As he hiked Cardiff Hill, Courier-Post columnist Danny Henley found a way to distract himself.
A few years ago I undertook a diet. By the time I officially stopped dieting I’d hit my target goal of dropping 50 pounds.
Among the things that my “new” body required was almost an entirely new wardrobe. Pants I used to wear would literally drop off me, which is pretty neat to have happen, provided you’re in the privacy of your bedroom and not out in a public venue.
Like many people who have lost a significant amount of weight, I vowed I’d never wear my larger clothes again. Some of the items I gave away. Others were packed into a “big boy” bag and relegated to a dark spot in the back of the closet.
Unfortunately, some promises are harder to keep than others. For me, my vow to keep the weight I’d lost from returning has proven a challenge. And while I’m not back to the point I was when I started my diet a few years ago, I’m to the point where I’m ready to take action.
For me, the secret to successful weight loss is twofold: Eat less and exercise more.

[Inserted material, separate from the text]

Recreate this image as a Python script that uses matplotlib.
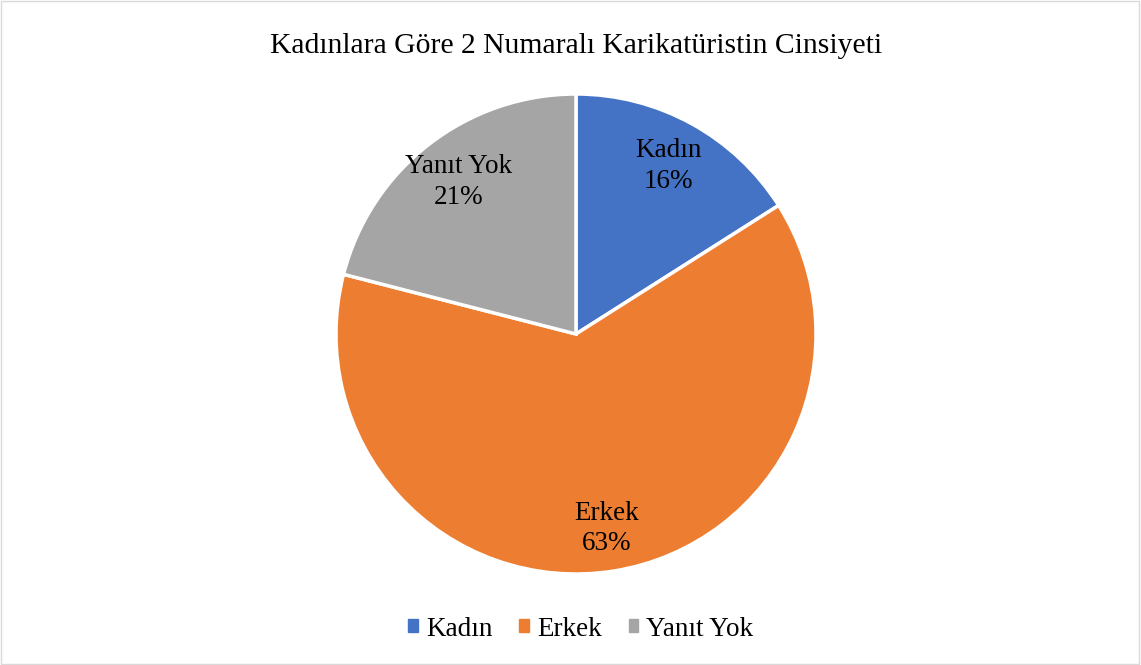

The exercise aspect of my diet has taken the form of walking more and reacquainting myself with the weight set I have in my basement, the weight bench portion of which had become a table for a pile of empty boxes.
Most of my walking will be done in my neighborhood, where hills on North Levering and Bird Street present formidable challenges to the under-exercised. However, I have ventured into other areas. Over Easter weekend, my son, Caleb, and I did a significant amount of trail walking in Riverview Park. On Monday of last week, after dropping my wife, Nancy, off at work on North Main, I parked the car and soon found myself standing at the base of the steps which lead to the Mark Twain Memorial Lighthouse.
“You can do this,” a voice from within assured me. “You’ve done it before and that was in deep snow.”
With those words of encouragement still rattling around in my cerebellum, I began to ascend the steps.
While I’ve never been a long-distance runner, I know a key to those athletes’ ability to ignore sore feet, throbbing knees, aching thighs, painful hips, a “stitch” in the side and even the desire to stop and spew, is their ability to put mind over matter.
Some do it by simply switching to “autopilot.” Others go to their “happy place.” Mental music assists many runners.
As my legs increasingly felt like Jell-O with feet, I found myself playing a distraction game by asking questions.
“I wonder how many steps there are to the lighthouse? I bet there’s at least 1,000.”
According to the Parks & Recreation Department’s website, there are “just” 244 steps.
“I wonder why the Parks Department doesn’t list the number of steps at the foot of Cardiff Hill? Would it encourage the ill-prepared to attempt the climb without the assistance of Sherpas and oxygen bottles?”
“Why did I bother showering this morning?”
“If they had ‘slow traffic keep right’ signs, at my pace would that mean I’d have to leave the concrete steps and walk in the dirt?”
“If I had a heart attack now, how long would it take for anyone to find my body?”
As I met a gentleman powering his way down the steps, he remarked, “Good for the heart!”
“Provided it keeps beating,” I wheezed.
That led to another internal inquiry: “Why wasn’t I wittier?”
As I finished my second lap, I again met the stair-climbing gentleman.
“How many trips for you?” I inquired.
“I’ll do a minimum of five,” he replied, hardly panting.
That prompted another internal question.
“Can you come up with one good reason for attempting a third lap?”
When no answer was offered by the mental voice that earlier had been so outspoken, I staggered to my car and went home.